=== Task description ===
Transcribe the material word for word, but without the images.

>> BEGIN Information shown

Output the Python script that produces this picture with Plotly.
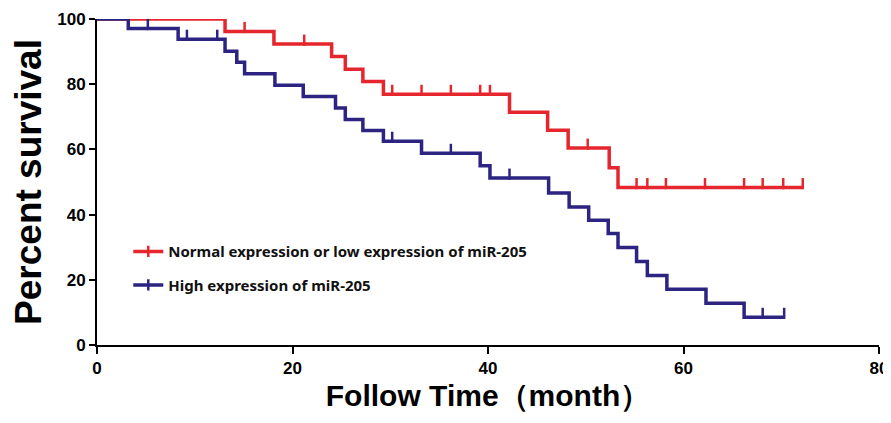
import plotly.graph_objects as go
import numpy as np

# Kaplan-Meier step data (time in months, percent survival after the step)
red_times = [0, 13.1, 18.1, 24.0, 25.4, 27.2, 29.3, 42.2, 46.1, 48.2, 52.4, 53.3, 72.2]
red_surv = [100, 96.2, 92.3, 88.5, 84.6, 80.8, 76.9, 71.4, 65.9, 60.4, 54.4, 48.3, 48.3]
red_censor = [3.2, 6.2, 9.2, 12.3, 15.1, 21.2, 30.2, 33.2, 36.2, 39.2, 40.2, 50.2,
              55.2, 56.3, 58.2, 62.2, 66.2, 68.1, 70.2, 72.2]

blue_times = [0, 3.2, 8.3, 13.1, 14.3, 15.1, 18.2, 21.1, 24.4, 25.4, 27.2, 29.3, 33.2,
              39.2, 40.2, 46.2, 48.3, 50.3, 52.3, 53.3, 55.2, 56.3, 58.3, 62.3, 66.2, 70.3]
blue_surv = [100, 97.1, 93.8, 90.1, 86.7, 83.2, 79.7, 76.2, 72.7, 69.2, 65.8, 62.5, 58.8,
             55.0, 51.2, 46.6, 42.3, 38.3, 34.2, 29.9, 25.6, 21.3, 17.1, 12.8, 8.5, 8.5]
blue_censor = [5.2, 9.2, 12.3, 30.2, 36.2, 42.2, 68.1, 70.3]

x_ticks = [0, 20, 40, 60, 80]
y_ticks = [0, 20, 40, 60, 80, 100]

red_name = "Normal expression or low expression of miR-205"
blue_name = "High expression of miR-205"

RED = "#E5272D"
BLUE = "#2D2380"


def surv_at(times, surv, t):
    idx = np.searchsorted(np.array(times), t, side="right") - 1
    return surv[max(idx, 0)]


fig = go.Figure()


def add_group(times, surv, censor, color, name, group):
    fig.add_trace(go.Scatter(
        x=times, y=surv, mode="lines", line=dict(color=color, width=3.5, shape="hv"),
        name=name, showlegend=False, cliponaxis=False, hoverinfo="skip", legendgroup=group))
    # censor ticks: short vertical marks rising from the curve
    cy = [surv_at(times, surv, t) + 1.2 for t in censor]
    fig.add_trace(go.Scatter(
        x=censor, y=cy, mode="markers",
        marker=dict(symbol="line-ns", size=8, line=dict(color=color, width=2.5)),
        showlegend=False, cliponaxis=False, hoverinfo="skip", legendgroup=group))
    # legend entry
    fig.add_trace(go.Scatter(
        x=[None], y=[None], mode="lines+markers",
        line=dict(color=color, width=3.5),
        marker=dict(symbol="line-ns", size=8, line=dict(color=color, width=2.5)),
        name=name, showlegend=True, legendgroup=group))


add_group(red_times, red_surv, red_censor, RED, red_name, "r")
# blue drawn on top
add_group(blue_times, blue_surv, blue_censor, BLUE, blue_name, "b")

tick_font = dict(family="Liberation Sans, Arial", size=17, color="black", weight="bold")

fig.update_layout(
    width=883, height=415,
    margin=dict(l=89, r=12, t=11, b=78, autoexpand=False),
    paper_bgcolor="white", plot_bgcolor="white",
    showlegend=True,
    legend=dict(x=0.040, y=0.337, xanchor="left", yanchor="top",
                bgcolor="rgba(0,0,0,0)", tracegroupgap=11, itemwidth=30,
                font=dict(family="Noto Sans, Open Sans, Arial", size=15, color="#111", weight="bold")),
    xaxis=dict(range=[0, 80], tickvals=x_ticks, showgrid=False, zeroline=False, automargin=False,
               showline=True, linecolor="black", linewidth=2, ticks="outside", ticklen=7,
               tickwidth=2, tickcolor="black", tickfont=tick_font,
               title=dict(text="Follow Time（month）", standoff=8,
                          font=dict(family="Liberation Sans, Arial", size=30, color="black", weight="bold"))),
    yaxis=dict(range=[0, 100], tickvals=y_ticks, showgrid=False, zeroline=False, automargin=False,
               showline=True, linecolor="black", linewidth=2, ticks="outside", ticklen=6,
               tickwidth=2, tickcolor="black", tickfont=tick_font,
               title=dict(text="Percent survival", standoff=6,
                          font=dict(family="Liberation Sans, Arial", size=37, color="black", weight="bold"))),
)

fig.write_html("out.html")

>> END Information shown

=== Task solution ===
Output the Python script that produces this picture with Plotly.
import plotly.graph_objects as go
import numpy as np

# Kaplan-Meier step data (time in months, percent survival after the step)
red_times = [0, 13.1, 18.1, 24.0, 25.4, 27.2, 29.3, 42.2, 46.1, 48.2, 52.4, 53.3, 72.2]
red_surv = [100, 96.2, 92.3, 88.5, 84.6, 80.8, 76.9, 71.4, 65.9, 60.4, 54.4, 48.3, 48.3]
red_censor = [3.2, 6.2, 9.2, 12.3, 15.1, 21.2, 30.2, 33.2, 36.2, 39.2, 40.2, 50.2,
              55.2, 56.3, 58.2, 62.2, 66.2, 68.1, 70.2, 72.2]

blue_times = [0, 3.2, 8.3, 13.1, 14.3, 15.1, 18.2, 21.1, 24.4, 25.4, 27.2, 29.3, 33.2,
              39.2, 40.2, 46.2, 48.3, 50.3, 52.3, 53.3, 55.2, 56.3, 58.3, 62.3, 66.2, 70.3]
blue_surv = [100, 97.1, 93.8, 90.1, 86.7, 83.2, 79.7, 76.2, 72.7, 69.2, 65.8, 62.5, 58.8,
             55.0, 51.2, 46.6, 42.3, 38.3, 34.2, 29.9, 25.6, 21.3, 17.1, 12.8, 8.5, 8.5]
blue_censor = [5.2, 9.2, 12.3, 30.2, 36.2, 42.2, 68.1, 70.3]

x_ticks = [0, 20, 40, 60, 80]
y_ticks = [0, 20, 40, 60, 80, 100]

red_name = "Normal expression or low expression of miR-205"
blue_name = "High expression of miR-205"

RED = "#E5272D"
BLUE = "#2D2380"


def surv_at(times, surv, t):
    idx = np.searchsorted(np.array(times), t, side="right") - 1
    return surv[max(idx, 0)]


fig = go.Figure()


def add_group(times, surv, censor, color, name, group):
    fig.add_trace(go.Scatter(
        x=times, y=surv, mode="lines", line=dict(color=color, width=3.5, shape="hv"),
        name=name, showlegend=False, cliponaxis=False, hoverinfo="skip", legendgroup=group))
    # censor ticks: short vertical marks rising from the curve
    cy = [surv_at(times, surv, t) + 1.2 for t in censor]
    fig.add_trace(go.Scatter(
        x=censor, y=cy, mode="markers",
        marker=dict(symbol="line-ns", size=8, line=dict(color=color, width=2.5)),
        showlegend=False, cliponaxis=False, hoverinfo="skip", legendgroup=group))
    # legend entry
    fig.add_trace(go.Scatter(
        x=[None], y=[None], mode="lines+markers",
        line=dict(color=color, width=3.5),
        marker=dict(symbol="line-ns", size=8, line=dict(color=color, width=2.5)),
        name=name, showlegend=True, legendgroup=group))


add_group(red_times, red_surv, red_censor, RED, red_name, "r")
# blue drawn on top
add_group(blue_times, blue_surv, blue_censor, BLUE, blue_name, "b")

tick_font = dict(family="Liberation Sans, Arial", size=17, color="black", weight="bold")

fig.update_layout(
    width=883, height=415,
    margin=dict(l=89, r=12, t=11, b=78, autoexpand=False),
    paper_bgcolor="white", plot_bgcolor="white",
    showlegend=True,
    legend=dict(x=0.040, y=0.337, xanchor="left", yanchor="top",
                bgcolor="rgba(0,0,0,0)", tracegroupgap=11, itemwidth=30,
                font=dict(family="Noto Sans, Open Sans, Arial", size=15, color="#111", weight="bold")),
    xaxis=dict(range=[0, 80], tickvals=x_ticks, showgrid=False, zeroline=False, automargin=False,
               showline=True, linecolor="black", linewidth=2, ticks="outside", ticklen=7,
               tickwidth=2, tickcolor="black", tickfont=tick_font,
               title=dict(text="Follow Time（month）", standoff=8,
                          font=dict(family="Liberation Sans, Arial", size=30, color="black", weight="bold"))),
    yaxis=dict(range=[0, 100], tickvals=y_ticks, showgrid=False, zeroline=False, automargin=False,
               showline=True, linecolor="black", linewidth=2, ticks="outside", ticklen=6,
               tickwidth=2, tickcolor="black", tickfont=tick_font,
               title=dict(text="Percent survival", standoff=6,
                          font=dict(family="Liberation Sans, Arial", size=37, color="black", weight="bold"))),
)

fig.write_html("out.html")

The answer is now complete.